(Looking at cover illustrations, Tigeries and kzinti are quite similar.)
"The Divine, in whatever form..." (see here)
This invocation of an impersonal "Divine" comes close to my suggestion here that society could recognize a single reality, variously conceived. We have to acknowledge that every conception is a conception, therefore an abstraction, not the reality. One obvious demonstration of this is the vast difference between the actual course of events and any attempt to predict or anticipate. We do not know what will happen next, let alone what is happening everywhere - or beyond.

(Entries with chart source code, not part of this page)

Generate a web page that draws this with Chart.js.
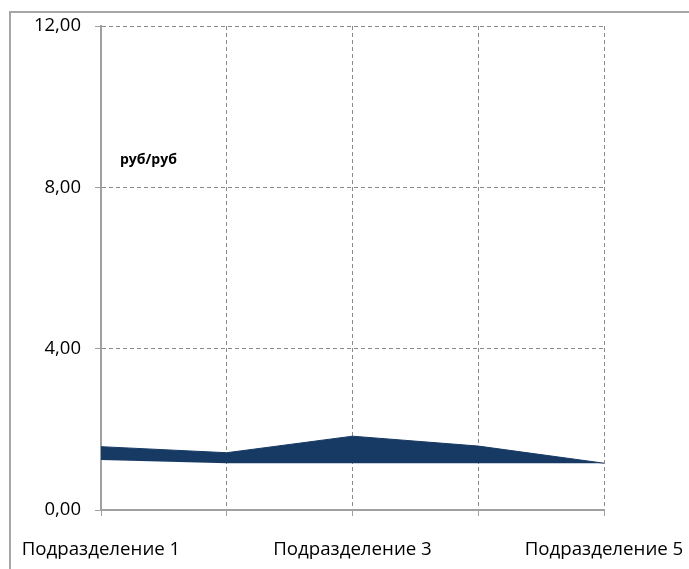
<!DOCTYPE html>
<html>
<head>
<meta charset="utf-8">
<script src="https://cdn.jsdelivr.net/npm/chart.js@4.4.1/dist/chart.umd.min.js"></script>
<style>
  html, body { margin: 0; padding: 0; background: #fff; overflow: hidden; }
  #wrap { position: absolute; left: 0; top: 0; width: 689px; height: 569px; }
  #frame { position: absolute; left: 9px; top: 11px; width: 720px; height: 620px;
           border-left: 2px solid #a6a6a6; border-top: 2px solid #a6a6a6; pointer-events: none; }
  canvas { position: absolute; left: 0; top: 0; }
</style>
</head>
<body>
<div id="wrap">
  <canvas id="chart" width="689" height="569"></canvas>
  <div id="frame"></div>
</div>
<script>
// Subdivisions on the horizontal axis
const categories = ['Подразделение 1', 'Подразделение 2', 'Подразделение 3', 'Подразделение 4', 'Подразделение 5'];
// Lower and upper boundaries of the band, руб/руб
const lowerValues = [1.24, 1.16, 1.16, 1.16, 1.16];
const upperValues = [1.57, 1.42, 1.83, 1.585, 1.16];
// Value axis ticks
const yTicks = [0, 4, 8, 12];
const unitLabel = 'руб/руб';

const gridColor = '#8a8a8a';
const axisColor = '#a0a0a0';
const fontFamily = "'Open Sans', 'DejaVu Sans', sans-serif";

// Unit caption placed inside the plot area
const unitLabelPlugin = {
  id: 'unitLabel',
  afterDraw(chart) {
    const { ctx, chartArea } = chart;
    ctx.save();
    ctx.font = "bold 14px " + fontFamily;
    ctx.fillStyle = '#000';
    ctx.textBaseline = 'middle';
    ctx.fillText(unitLabel, chartArea.left + 19, chartArea.top + 134);
    ctx.restore();
  }
};

new Chart(document.getElementById('chart'), {
  type: 'line',
  data: {
    labels: categories,
    datasets: [
      {
        label: 'lower',
        data: lowerValues,
        borderWidth: 0,
        borderColor: 'rgba(0,0,0,0)',
        pointRadius: 0,
        fill: false,
        tension: 0
      },
      {
        label: 'upper',
        data: upperValues,
        borderWidth: 1,
        borderColor: '#173a64',
        backgroundColor: '#173a64',
        pointRadius: 0,
        fill: '-1',
        tension: 0
      }
    ]
  },
  options: {
    responsive: false,
    animation: false,
    layout: { padding: { left: 0, right: 85, top: 26, bottom: 0 } },
    plugins: {
      legend: { display: false },
      tooltip: { enabled: false },
      title: { display: false }
    },
    scales: {
      x: {
        type: 'category',
        offset: false,
        afterFit(scale) {
          scale.height = 59;
          scale.paddingLeft = 0;
          scale.paddingRight = 0;
        },
        grid: {
          display: true,
          drawOnChartArea: true,
          color: gridColor,
          lineWidth: 1,
          tickLength: 6,
          tickColor: axisColor,
          tickBorderDash: []
        },
        border: { display: true, color: axisColor, width: 2, dash: [4, 3] },
        ticks: {
          autoSkip: false,
          maxRotation: 0,
          padding: 22,
          color: '#000',
          font: { family: fontFamily, size: 18.7 },
          callback: function (value, index) {
            return index % 2 === 0 ? this.getLabelForValue(value) : '';
          }
        }
      },
      y: {
        min: 0,
        max: 12,
        afterBuildTicks(scale) {
          scale.ticks = yTicks.map(v => ({ value: v }));
        },
        afterFit(scale) {
          scale.width = 101;
          scale.paddingTop = 0;
          scale.paddingBottom = 0;
        },
        grid: {
          color: gridColor,
          lineWidth: 1,
          tickLength: 6,
          tickColor: axisColor,
          tickBorderDash: []
        },
        border: { display: true, color: axisColor, width: 2, dash: [4, 3] },
        ticks: {
          padding: 14,
          color: '#000',
          font: { family: fontFamily, size: 18.5 },
          callback: v => Number(v).toFixed(2).replace('.', ',')
        }
      }
    }
  },
  plugins: [unitLabelPlugin]
});
</script>
</body>
</html>
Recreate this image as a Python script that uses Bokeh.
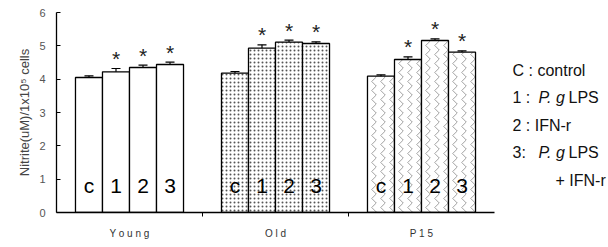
from bokeh.plotting import figure
from bokeh.layouts import row
from bokeh.models import ColumnDataSource, Whisker, LinearAxis, FixedTicker, Range1d
from bokeh.core.properties import value
from bokeh.embed import file_html
from bokeh.resources import INLINE

groups = ["Young", "Old", "P15"]
group_labels = ["Y o u n g", "O l d", "P 1 5"]
treatments = ["c", "1", "2", "3"]
young_vals = [4.05, 4.22, 4.35, 4.44]
young_err = [0.05, 0.10, 0.07, 0.07]
old_vals = [4.18, 4.93, 5.11, 5.07]
old_err = [0.05, 0.10, 0.06, 0.05]
p15_vals = [4.09, 4.59, 5.16, 4.81]
p15_err = [0.04, 0.08, 0.05, 0.04]
significant = [False, True, True, True]
legend_prefix = ["C : control", "1 :", "2 : IFN-r", "3:", "+ IFN-r"]
legend_italic = ["", "P. g", "", "P. g", ""]
legend_suffix = ["", "LPS", "", "LPS", ""]

W_MAIN = 500
H = 247
p = figure(width=W_MAIN, height=H, output_backend="svg", toolbar_location=None,
           x_range=Range1d(0, 3.0), y_range=Range1d(0, 6.0),
           min_border_left=56, min_border_right=6, min_border_top=12, min_border_bottom=35)
p.outline_line_color = None
p.grid.visible = False

bar_w = 0.185
offsets = [-1.5 * bar_w, -0.5 * bar_w, 0.5 * bar_w, 1.5 * bar_w]
styles = [dict(),
          dict(hatch_pattern="dot", hatch_scale=4, hatch_weight=1.1, hatch_color="#555555"),
          dict(hatch_pattern="vertical_wave", hatch_scale=9, hatch_weight=0.8, hatch_color="#888888")]
all_vals = [young_vals, old_vals, p15_vals]
all_err = [young_err, old_err, p15_err]

for gi, (vals, errs) in enumerate(zip(all_vals, all_err)):
    xs = [gi + 0.5 + o for o in offsets]
    src = ColumnDataSource(dict(x=xs, top=vals, upper=[v + e for v, e in zip(vals, errs)],
                                lower=[v - e for v, e in zip(vals, errs)], lab=treatments,
                                ly=[0.8] * 4))
    p.vbar(x="x", top="top", width=bar_w, bottom=0, source=src, fill_color="white",
           line_color="black", line_width=1.3, **styles[gi])
    w = Whisker(base="x", upper="upper", lower="lower", source=src, line_color="black", line_width=1.2)
    w.upper_head.size = 9
    w.lower_head.size = 9
    w.upper_head.line_width = 1.2
    w.lower_head.line_width = 1.2
    p.add_layout(w)
    p.text(x="x", y="ly", text="lab", source=src, text_align="center", text_baseline="middle",
           text_font=value("Liberation Sans"), text_font_size="21px", text_color="black")
    sx = [x for x, s in zip(xs, significant) if s]
    sy = [v + e + 0.3 for v, e, s in zip(vals, errs, significant) if s]
    p.text(x=sx, y=sy, text=["*"] * len(sx), text_align="center", text_baseline="middle",
           text_font=value("Liberation Sans"), text_font_size="21px", text_color="#222222")

# y axis
p.yaxis.ticker = FixedTicker(ticks=[0, 1, 2, 3, 4, 5, 6])
p.yaxis.major_tick_in = 4
p.yaxis.major_tick_out = 0
p.yaxis.minor_tick_line_color = None
p.yaxis.axis_line_width = 1.3
p.yaxis.major_label_text_font = "Liberation Sans"
p.yaxis.major_label_text_font_size = "11px"
p.yaxis.major_label_text_color = "#555555"
p.yaxis.major_label_standoff = 11
p.yaxis.axis_label = "Nitrite(uM)/1x10\u2075 cells"
p.yaxis.axis_label_text_font = "Liberation Sans"
p.yaxis.axis_label_text_font_size = "13px"
p.yaxis.axis_label_text_font_style = "normal"
p.yaxis.axis_label_text_color = "#444444"
p.yaxis.axis_label_standoff = 4

# x axis: separator ticks between groups
p.xaxis.ticker = FixedTicker(ticks=[1, 2])
p.xaxis.major_label_overrides = {1: "", 2: ""}
p.xaxis.major_tick_out = 4
p.xaxis.major_tick_in = 0
p.xaxis.minor_tick_line_color = None
p.xaxis.axis_line_width = 1.3
p.xaxis.major_label_text_font_size = "1px"
p.xaxis.major_label_standoff = 0

ax2 = LinearAxis(ticker=FixedTicker(ticks=[0.5, 1.5, 2.5]),
                 major_label_overrides={0.5 + i: t for i, t in enumerate(group_labels)})
ax2.axis_line_color = None
ax2.major_tick_line_color = None
ax2.minor_tick_line_color = None
ax2.major_label_text_font = "Liberation Sans"
ax2.major_label_text_font_size = "10px"
ax2.major_label_text_color = "#333333"
ax2.major_label_standoff = 5
p.add_layout(ax2, "below")

# legend panel
p2 = figure(width=108, height=H, output_backend="svg", toolbar_location=None,
            x_range=Range1d(0, 108), y_range=Range1d(0, 6.0),
            x_axis_type=None, y_axis_type=None,
            min_border_left=0, min_border_right=0, min_border_top=12, min_border_bottom=35)
p2.outline_line_color = None
p2.grid.visible = False
ly = [4.27, 3.46, 2.62, 1.80, 0.96]
lx = [12, 12, 12, 12, 55]
fnt = value("Liberation Sans")
p2.text(x=lx, y=ly, text=legend_prefix, text_font=fnt, text_font_size="16px",
        text_baseline="middle", text_color="#111111")
ix = [x + 26 for x, t in zip(lx, legend_italic) if t]
iy = [y for y, t in zip(ly, legend_italic) if t]
p2.text(x=ix, y=iy, text=[t for t in legend_italic if t], text_font=fnt, text_font_size="16px",
        text_font_style="italic", text_baseline="middle", text_color="#111111")
sx2 = [x + 56 for x, t in zip(lx, legend_suffix) if t]
p2.text(x=sx2, y=iy, text=[t for t in legend_suffix if t], text_font=fnt, text_font_size="16px",
        text_baseline="middle", text_color="#111111")

layout = row(p, p2)
open("out.html", "w").write(file_html(layout, INLINE))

What is happening in SM Stirling's The Sunrise Lands? Either the Wiccan Powers literally exist or some actual power, communicating through dreams, generates the same impression. In Poul Anderson's Genesis, an inorganic planetary intelligence not only re-creates extinct humanity but also guides them in the guise of the kind of deity in whom they would in any case believe during their early development. A sufficiently advanced technology is indistinguishable from magic. I still do not know what Stirling's characters are dealing with but am content to read on and find out when they do.
2 comments:
Kaor, Paul!
That cover for THE GAME OF EMPIRE is a perfect example of why I find so many book covers unsatisfactory. Starkadian Tigieries might have a SUPERFICIAL resemblance to tigers, but of course they would not truly look like tigers. The jacket cover does not accurately reflect the descriptions we have of Targovi.
Sean
Kaor, Paul!
I should have commented that the rebel Olaf Magnusson's use of the "The Divine, in whatever form..." was a means of him appealing for popular support in terms that would not cause offence to any religious believers (Christians, pagan, Buddhists, etc.).